I am a step parent to 3, yes 3 children under 12. They visit us every other weekend until Monday a.m and every Tuesday night. they are generally good kids but I find as time goes on, I find it harder not easier. I am beginning to resent them (yes I know how awful this is and I am angry at myself) for all the changes I have had to make. I am 6 months pregnant and I just worry how it will be when I have the baby. Will I find it hard when they come around? Will they be even more demanding of their dad? I also feel sad that I may not be able to take my child on a holiday because then I'd have to afford to pay for them 3....costly! And I guess I'd like time with just my partner and the baby. However I see how unfair this would be on them.
I just worry about everything and it is getting me down.
Anyone else in a similar situation or any advice?
Hi moggy, i'm 39 weeks pg with first baby; dh has a child from previous relationship and i'm too finding it really difficult when we have dss, dh gives him 90% of his attention and time. I'm really worried how this will work when we have the baby as well as him around. I feel awful saying this but when we had dss over the Feb half term I couldn't wait to get him back to his mum. I had my birthday whilst he was with us and tbh it was crap. The worst birthday I've ever had IMHO. We took him to a soft play area for most of the morning & early afternoon, then because I wanted to go and get some lunch (which we had planned) he kicked off and had a strop on. dh pussy footed round him, really did annoy me. I probably sound really unreasonable, but at 30 odd weeks pg I didn't want to spend my birthday and heavily pg in a kids play area bored out my brain and having other people's kids running riot.

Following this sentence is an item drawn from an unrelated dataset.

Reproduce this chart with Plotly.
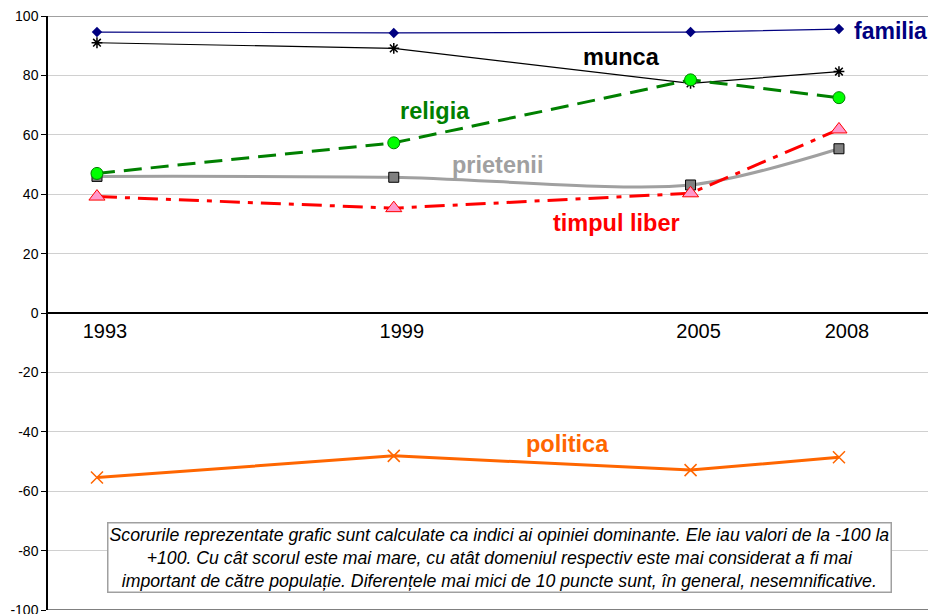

Thanks for your message. I see your point. The thing is I hate seeing his kids as someone else's kids. I always thought I would grow to love them and yet that doesn't seem to happen. I just don't understand why I am finding things harder.
Good luck with your baby and hope things turn out ok for you. x
what do you mean "I hate seeing his kids as someone elses"
I thought it would get easier to form a bond with dss as he has gotten older, but it feels like his mum is trying to poison him towards our family. he's not excited about the new baby, or seeing dh family it's really sad
I have a dd 16mo, and dsd 6yo. I too worried about this when I was expecting, and I think it would be fair to say that I was not a glowy, peaceful updiffed lady, more of a steam-blowing-out-the-ears type, which made me pretty intolerant of most people, imcluding dsd
and dh who bore the brunt - once preggo hormones and vanished, I felt much better towards both of them, so hopefully this will happen for you too.
Re the holidays etc, pre-dds birth, we would plan to do everything with dsd. Since then, we have realised, slowly, that life doesn't stop just because dsd isn't here, and someone pointed out that we are just as valid a family in her absence. I would ty to point something along those lines to your dh.
Unless we went away minus dsd, we would never go away as we cannot afford to go somewhere in the school holidays.
Good luck with your impending arrival!
Rereading your op, you need not panic at how much time you will have with you, baby and dh. There will be more than enough. I also found that once I had become a mother, and got over the newborn bit, I relaxed a lot as a step mum and enjoyed it more.
K8eee what I mean is, I'd hope I'd grow to love them as part of my family. I know they're not my kids and I will never try and be a mum to them but I just thought I might love them like nieces or nephews.
BigPigLittlePig, thanks for your advice x
funny moggy as I feel exactly the same toward my dss. I try not to make it know, but I try my hardest to make him feel as at home as possible. he's not exactly cuddly with me and whenever I see him I ask him for a hug and try and show some affection but very rarely is it reciprocated. This is going to sound awful, but now he's getting older I can see a lot of his mum in him unfortunately
It's hard. And I have 3 of them. I know no one who has 3! :/
Re the holidays etc, pre-dds birth, we would plan to do everything with dsd. Since then, we have realised, slowly, that life doesn't stop just because dsd isn't here, and someone pointed out that we are just as valid a family in her absence. I would ty to point something along those lines to your dh
This is good advice. Remember generally SC get holidays / treats with their other parent too.